Microsoft Co-Founder Paul Allen Suit Against Apple Dismissed
Posted 12/13/2010 at 7:45am
| by J.R. Bookwalter
It’s probably not going to be a very merry Christmas in the Allen home this year: On Friday, Microsoft co-founder Paul Allen had a lawsuit against Apple and 10 other major tech companies dismissed for being too vague.
AppleInsider is reporting that Microsoft co-founder (and billionaire) Paul Allen’s controversial patent lawsuit against tech giants has hit a snag -- a judge dismissed the complaint on Friday for being “too vague in its allegations,” giving Allen and his attorneys until December 28 to file an amended complaint.
The suit was originally filed in August through Allen’s former Interval Research Corp., which claimed that Apple and 10 other tech giants “had infringed on four patents related to e-commerce and Internet search.” Among those also in Allen’s sights are Google, Facebook, Yahoo and AOL, who together with Apple filed a request to dismiss the charges in October, claiming the charges were too broad.

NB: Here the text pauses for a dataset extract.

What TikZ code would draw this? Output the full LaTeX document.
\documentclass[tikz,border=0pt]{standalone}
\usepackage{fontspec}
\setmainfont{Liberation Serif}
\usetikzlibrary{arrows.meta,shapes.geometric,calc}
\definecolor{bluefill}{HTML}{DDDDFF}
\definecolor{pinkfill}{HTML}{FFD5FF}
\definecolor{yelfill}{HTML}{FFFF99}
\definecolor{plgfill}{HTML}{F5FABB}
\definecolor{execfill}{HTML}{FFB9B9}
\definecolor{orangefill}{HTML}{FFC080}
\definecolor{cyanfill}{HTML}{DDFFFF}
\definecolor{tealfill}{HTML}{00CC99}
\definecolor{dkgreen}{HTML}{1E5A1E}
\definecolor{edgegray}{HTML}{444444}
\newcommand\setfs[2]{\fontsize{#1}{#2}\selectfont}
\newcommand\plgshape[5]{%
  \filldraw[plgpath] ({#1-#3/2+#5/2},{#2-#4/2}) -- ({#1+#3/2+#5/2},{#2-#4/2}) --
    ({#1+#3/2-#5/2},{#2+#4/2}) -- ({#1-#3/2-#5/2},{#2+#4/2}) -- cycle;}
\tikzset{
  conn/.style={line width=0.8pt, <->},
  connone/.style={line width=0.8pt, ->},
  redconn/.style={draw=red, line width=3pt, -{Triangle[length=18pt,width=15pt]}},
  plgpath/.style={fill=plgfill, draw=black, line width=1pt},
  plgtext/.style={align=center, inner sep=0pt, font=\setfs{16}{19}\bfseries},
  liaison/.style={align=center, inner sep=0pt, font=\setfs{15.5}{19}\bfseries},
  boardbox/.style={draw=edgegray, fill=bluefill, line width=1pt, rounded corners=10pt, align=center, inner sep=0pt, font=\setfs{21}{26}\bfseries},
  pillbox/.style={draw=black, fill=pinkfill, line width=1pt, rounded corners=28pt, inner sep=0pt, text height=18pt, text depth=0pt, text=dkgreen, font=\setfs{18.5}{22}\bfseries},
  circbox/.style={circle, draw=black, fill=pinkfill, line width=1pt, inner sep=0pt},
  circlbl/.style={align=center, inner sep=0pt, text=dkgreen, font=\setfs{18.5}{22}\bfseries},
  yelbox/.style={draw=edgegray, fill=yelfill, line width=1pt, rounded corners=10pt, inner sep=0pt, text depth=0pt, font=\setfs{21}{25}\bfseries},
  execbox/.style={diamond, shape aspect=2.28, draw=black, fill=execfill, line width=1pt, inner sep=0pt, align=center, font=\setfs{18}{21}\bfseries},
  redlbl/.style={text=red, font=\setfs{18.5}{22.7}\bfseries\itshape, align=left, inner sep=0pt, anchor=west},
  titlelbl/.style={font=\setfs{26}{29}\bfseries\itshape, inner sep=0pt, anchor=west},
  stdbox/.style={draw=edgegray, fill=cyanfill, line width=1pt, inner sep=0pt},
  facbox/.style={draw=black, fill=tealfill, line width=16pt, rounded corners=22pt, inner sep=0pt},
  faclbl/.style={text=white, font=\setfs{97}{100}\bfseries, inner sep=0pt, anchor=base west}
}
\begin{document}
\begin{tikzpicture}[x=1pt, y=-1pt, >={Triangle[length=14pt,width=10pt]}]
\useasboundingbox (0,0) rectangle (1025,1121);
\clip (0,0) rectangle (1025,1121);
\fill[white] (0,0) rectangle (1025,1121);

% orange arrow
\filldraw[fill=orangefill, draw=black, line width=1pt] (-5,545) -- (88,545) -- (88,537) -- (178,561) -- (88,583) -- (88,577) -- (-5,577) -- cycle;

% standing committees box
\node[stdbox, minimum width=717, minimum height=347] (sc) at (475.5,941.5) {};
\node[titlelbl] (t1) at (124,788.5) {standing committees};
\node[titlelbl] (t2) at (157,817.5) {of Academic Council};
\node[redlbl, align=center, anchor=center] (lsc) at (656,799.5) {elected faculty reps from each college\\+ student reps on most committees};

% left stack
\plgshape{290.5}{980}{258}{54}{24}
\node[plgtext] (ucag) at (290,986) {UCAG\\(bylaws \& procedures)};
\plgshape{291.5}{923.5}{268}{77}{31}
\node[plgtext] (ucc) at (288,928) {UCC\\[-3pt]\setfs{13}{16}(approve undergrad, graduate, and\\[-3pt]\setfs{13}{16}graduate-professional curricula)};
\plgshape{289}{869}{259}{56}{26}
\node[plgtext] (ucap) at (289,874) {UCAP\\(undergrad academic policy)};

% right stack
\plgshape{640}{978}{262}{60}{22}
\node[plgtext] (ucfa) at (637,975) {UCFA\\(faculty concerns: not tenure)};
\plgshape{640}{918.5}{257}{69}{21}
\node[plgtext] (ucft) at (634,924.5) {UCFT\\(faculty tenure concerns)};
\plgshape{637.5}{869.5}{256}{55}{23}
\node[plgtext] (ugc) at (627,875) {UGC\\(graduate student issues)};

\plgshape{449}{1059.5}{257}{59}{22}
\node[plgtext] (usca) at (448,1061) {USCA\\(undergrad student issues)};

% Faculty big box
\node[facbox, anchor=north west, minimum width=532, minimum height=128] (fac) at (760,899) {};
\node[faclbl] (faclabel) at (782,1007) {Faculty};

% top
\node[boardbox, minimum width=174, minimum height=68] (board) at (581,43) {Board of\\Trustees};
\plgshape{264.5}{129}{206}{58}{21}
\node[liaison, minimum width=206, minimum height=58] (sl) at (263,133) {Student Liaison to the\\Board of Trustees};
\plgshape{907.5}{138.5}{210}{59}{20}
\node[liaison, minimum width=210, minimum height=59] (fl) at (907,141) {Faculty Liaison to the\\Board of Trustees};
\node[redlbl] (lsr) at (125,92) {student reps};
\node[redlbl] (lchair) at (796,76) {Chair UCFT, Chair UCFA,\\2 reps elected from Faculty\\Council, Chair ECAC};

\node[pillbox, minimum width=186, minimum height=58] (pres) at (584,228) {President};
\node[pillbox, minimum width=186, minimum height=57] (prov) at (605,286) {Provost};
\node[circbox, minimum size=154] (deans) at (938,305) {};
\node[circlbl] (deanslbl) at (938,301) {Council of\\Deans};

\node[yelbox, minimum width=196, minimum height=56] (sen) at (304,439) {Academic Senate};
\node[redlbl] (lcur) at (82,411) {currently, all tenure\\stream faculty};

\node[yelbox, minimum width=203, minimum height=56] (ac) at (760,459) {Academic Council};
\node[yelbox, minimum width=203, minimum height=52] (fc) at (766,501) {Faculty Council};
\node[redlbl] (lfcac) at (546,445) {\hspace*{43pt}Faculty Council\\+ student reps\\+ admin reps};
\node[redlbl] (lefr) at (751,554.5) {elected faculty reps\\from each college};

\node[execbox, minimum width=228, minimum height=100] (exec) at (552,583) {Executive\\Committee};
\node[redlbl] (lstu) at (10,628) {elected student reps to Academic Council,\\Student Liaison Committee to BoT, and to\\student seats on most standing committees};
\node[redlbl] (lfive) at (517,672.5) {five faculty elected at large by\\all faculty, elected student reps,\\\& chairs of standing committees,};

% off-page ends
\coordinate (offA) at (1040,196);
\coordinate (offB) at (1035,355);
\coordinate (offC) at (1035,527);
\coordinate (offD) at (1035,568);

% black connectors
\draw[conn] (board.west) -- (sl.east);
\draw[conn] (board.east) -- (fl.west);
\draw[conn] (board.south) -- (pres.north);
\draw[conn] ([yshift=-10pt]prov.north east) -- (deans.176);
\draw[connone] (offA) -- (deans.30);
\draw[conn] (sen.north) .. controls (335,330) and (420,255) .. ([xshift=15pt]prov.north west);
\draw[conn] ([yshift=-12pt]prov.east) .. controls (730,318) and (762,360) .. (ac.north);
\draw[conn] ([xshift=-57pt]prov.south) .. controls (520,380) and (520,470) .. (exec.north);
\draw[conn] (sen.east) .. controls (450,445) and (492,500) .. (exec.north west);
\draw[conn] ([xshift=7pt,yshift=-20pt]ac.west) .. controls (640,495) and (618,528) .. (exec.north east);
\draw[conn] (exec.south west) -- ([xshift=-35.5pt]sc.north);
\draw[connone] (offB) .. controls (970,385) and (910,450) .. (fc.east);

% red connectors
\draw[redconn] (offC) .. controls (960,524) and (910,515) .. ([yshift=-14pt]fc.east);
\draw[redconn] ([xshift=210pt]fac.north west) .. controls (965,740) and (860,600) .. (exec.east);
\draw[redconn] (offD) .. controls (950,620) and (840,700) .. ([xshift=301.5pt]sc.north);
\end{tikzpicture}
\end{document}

"Interval has sued eleven major corporations and made the same bald assertions that each defendant infringes 197 claims in four patents," Apple claimed in the October motion. "As the U.S. Supreme Court noted in Twombly, it is in this type of situation in which courts should use their 'power to insist upon some specificity in pleading before allowing a potentially massive factual controversy to proceed.'"
As it turns out, U.S. District Judge Marsha Pechman agreed, siding with all of the defendants and dismissing Allen’s original complaint on Friday, according to The Wall Street Journal. “The allegations in the complaint are spartan,” Judge Pechman wrote, allowing Allen until December 28 to “file a more specific complaint.”
Allen’s spokespeople shot back quickly, calling the dismissal “a procedural issue” and claiming “the case is staying on track.”
The dismissal likely comes as good news to Apple, who is embroiled in plenty of their own patent dispute drama these days with the likes of Nokia, HTC and Motorola, both as plaintiff and defendant.